▸ Directions for this task
Retype only what runs from the first line of the listing to the line holding "['1980', '1981', '1982', '1983', '1984', '1985', '19<i>86</i>'];", both included. Do not retype the pictures.

start

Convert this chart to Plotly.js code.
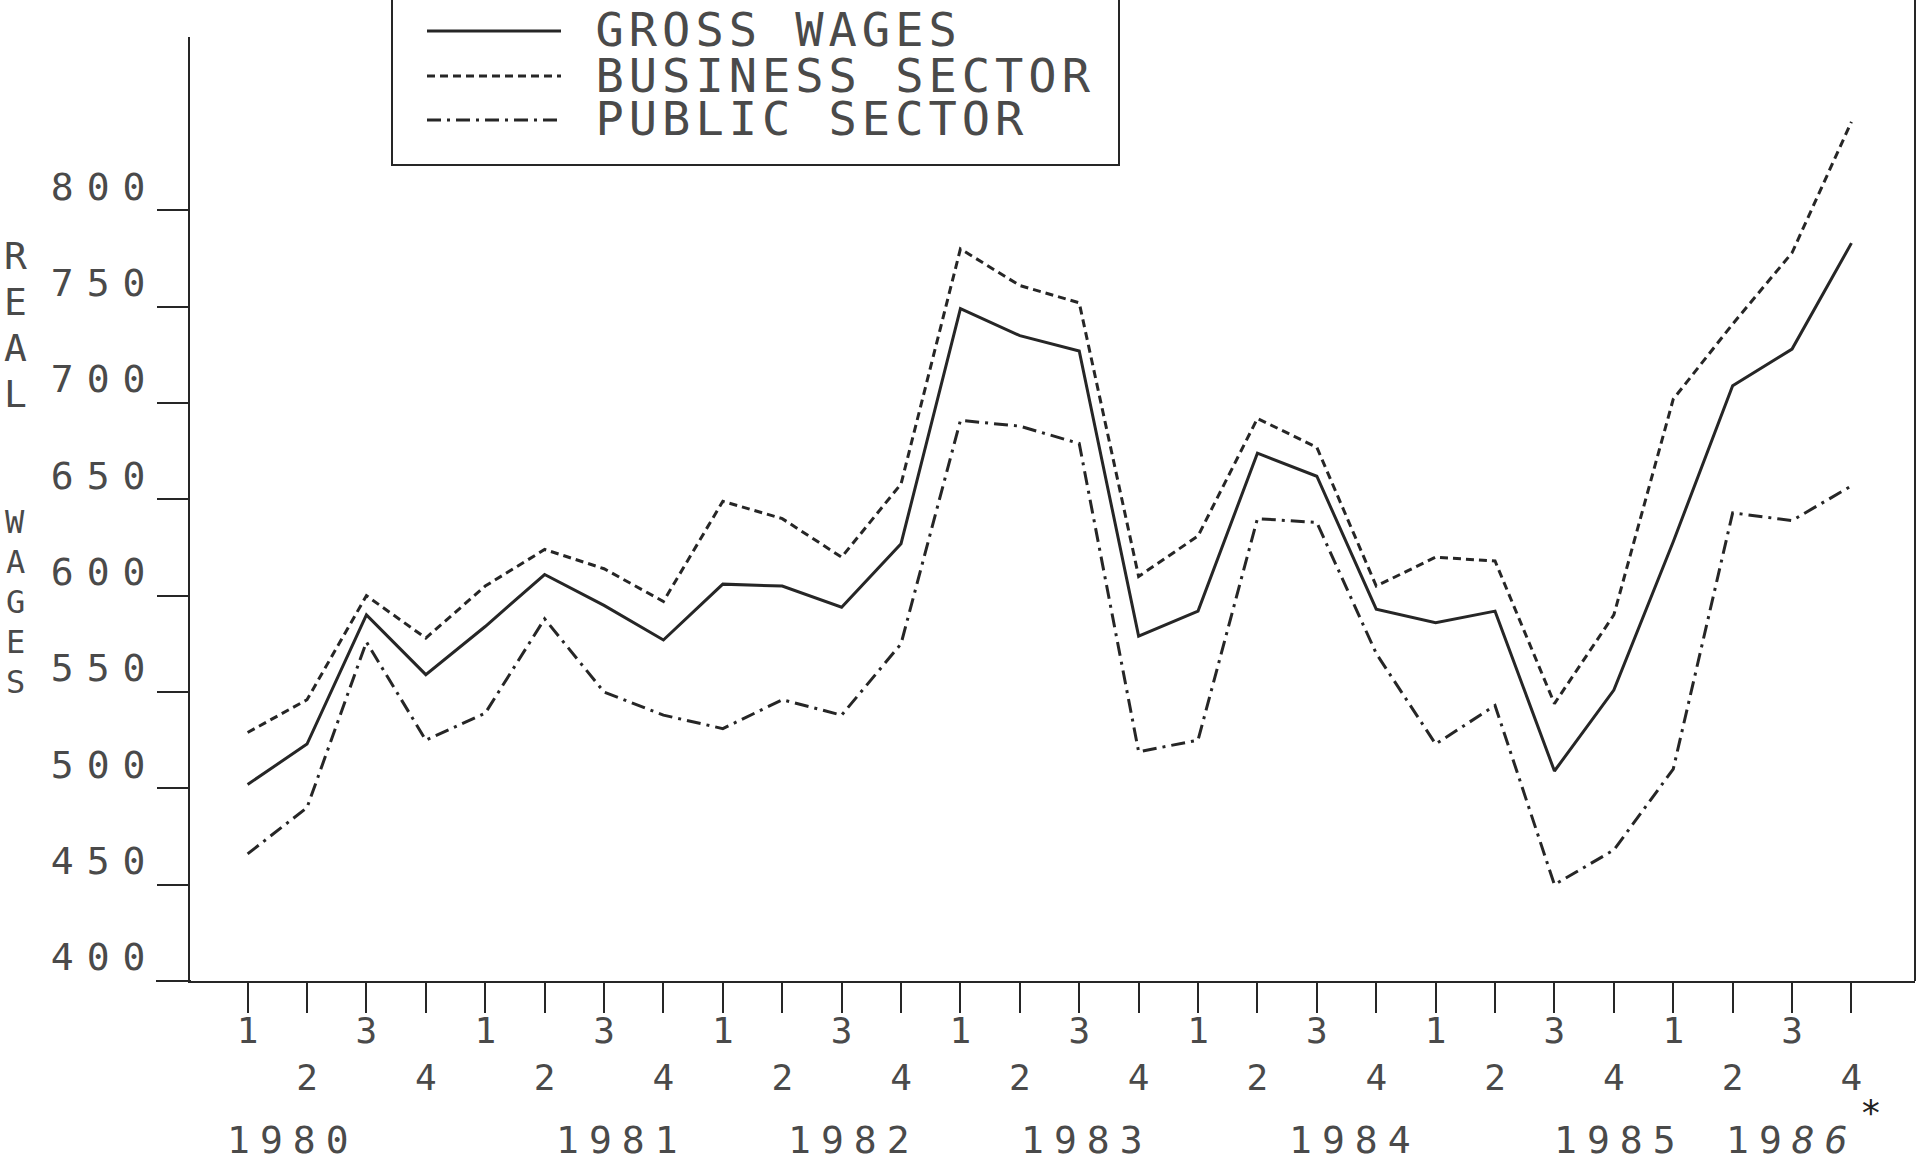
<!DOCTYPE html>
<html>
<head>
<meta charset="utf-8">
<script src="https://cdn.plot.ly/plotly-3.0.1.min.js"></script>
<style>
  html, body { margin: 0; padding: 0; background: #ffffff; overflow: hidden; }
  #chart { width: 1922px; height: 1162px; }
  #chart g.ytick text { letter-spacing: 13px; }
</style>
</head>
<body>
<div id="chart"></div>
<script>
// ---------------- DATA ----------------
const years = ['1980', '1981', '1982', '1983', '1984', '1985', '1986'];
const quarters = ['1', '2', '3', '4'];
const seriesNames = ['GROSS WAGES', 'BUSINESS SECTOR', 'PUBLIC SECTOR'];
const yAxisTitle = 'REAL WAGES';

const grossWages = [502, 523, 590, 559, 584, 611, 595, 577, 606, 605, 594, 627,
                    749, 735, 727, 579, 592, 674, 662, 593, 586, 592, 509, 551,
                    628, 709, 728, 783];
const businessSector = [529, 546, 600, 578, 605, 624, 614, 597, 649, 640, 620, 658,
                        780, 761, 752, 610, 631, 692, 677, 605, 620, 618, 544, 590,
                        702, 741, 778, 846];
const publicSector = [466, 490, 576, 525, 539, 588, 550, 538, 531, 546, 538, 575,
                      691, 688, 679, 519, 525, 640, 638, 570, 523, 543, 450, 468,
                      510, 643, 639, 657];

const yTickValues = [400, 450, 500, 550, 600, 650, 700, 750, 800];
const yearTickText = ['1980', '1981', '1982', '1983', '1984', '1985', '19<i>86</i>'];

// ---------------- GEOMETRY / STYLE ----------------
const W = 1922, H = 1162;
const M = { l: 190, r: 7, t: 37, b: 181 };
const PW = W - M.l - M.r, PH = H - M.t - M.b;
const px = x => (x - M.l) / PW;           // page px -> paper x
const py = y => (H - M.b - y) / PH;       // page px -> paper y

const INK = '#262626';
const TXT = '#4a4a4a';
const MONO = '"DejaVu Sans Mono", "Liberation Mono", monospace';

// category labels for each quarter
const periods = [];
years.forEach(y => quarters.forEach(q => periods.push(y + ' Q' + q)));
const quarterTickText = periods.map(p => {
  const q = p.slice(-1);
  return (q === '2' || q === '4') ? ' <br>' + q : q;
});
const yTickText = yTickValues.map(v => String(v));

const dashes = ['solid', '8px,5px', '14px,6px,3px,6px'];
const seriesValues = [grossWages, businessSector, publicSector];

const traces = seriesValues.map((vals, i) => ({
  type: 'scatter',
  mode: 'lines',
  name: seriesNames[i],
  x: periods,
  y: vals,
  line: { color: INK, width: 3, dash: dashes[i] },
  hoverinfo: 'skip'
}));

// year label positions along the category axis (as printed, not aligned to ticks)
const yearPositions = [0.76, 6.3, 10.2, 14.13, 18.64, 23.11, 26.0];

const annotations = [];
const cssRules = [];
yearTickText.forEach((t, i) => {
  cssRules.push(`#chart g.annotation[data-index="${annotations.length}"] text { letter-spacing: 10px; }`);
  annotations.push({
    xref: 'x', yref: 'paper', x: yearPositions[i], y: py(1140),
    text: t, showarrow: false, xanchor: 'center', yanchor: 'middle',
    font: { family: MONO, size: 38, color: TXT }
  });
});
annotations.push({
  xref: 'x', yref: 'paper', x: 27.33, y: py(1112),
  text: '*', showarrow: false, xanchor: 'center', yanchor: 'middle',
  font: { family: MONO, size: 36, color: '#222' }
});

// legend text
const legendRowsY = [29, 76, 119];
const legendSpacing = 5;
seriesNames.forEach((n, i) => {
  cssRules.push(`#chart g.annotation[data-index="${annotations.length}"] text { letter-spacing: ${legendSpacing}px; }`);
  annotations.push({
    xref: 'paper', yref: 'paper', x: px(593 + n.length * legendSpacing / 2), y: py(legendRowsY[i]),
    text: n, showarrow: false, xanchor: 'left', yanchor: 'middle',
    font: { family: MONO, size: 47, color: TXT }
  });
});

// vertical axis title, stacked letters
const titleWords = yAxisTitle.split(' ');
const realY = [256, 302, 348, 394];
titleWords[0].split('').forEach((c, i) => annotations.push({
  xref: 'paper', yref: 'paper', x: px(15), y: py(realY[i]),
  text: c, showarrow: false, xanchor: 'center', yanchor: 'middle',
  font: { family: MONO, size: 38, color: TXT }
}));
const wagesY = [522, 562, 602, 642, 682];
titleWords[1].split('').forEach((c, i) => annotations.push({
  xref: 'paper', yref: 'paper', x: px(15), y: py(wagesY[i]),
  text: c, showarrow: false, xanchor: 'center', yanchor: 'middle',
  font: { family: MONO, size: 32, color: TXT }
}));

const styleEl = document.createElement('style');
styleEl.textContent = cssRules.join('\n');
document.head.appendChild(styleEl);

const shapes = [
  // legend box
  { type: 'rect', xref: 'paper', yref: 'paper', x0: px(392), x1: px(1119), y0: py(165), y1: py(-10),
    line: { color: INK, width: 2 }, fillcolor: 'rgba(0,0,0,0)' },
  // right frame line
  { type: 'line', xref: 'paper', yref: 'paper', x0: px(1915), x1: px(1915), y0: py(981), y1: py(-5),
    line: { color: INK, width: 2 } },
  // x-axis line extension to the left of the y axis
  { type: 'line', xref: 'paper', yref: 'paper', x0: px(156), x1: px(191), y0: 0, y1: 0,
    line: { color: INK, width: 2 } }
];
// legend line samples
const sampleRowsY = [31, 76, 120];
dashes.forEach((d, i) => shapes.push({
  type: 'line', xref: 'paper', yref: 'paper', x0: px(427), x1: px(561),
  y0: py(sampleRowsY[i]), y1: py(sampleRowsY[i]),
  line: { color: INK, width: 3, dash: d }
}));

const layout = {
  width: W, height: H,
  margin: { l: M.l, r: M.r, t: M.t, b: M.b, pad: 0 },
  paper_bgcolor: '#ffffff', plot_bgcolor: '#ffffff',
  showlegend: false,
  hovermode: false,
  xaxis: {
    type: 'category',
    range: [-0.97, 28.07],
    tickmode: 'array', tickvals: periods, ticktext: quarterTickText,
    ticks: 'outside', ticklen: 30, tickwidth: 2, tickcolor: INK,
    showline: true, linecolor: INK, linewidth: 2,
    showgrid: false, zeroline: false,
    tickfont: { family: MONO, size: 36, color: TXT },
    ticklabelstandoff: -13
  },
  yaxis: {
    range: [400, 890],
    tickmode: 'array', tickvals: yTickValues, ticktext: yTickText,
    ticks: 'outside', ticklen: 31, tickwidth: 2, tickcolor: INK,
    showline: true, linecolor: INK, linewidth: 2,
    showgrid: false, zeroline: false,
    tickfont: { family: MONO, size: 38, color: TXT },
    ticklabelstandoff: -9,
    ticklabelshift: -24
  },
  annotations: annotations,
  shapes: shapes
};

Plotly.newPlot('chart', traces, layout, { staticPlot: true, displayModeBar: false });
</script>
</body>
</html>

end

▸ Full response
Convert this chart to Plotly.js code.
<!DOCTYPE html>
<html>
<head>
<meta charset="utf-8">
<script src="https://cdn.plot.ly/plotly-3.0.1.min.js"></script>
<style>
  html, body { margin: 0; padding: 0; background: #ffffff; overflow: hidden; }
  #chart { width: 1922px; height: 1162px; }
  #chart g.ytick text { letter-spacing: 13px; }
</style>
</head>
<body>
<div id="chart"></div>
<script>
// ---------------- DATA ----------------
const years = ['1980', '1981', '1982', '1983', '1984', '1985', '1986'];
const quarters = ['1', '2', '3', '4'];
const seriesNames = ['GROSS WAGES', 'BUSINESS SECTOR', 'PUBLIC SECTOR'];
const yAxisTitle = 'REAL WAGES';

const grossWages = [502, 523, 590, 559, 584, 611, 595, 577, 606, 605, 594, 627,
                    749, 735, 727, 579, 592, 674, 662, 593, 586, 592, 509, 551,
                    628, 709, 728, 783];
const businessSector = [529, 546, 600, 578, 605, 624, 614, 597, 649, 640, 620, 658,
                        780, 761, 752, 610, 631, 692, 677, 605, 620, 618, 544, 590,
                        702, 741, 778, 846];
const publicSector = [466, 490, 576, 525, 539, 588, 550, 538, 531, 546, 538, 575,
                      691, 688, 679, 519, 525, 640, 638, 570, 523, 543, 450, 468,
                      510, 643, 639, 657];

const yTickValues = [400, 450, 500, 550, 600, 650, 700, 750, 800];
const yearTickText = ['1980', '1981', '1982', '1983', '1984', '1985', '19<i>86</i>'];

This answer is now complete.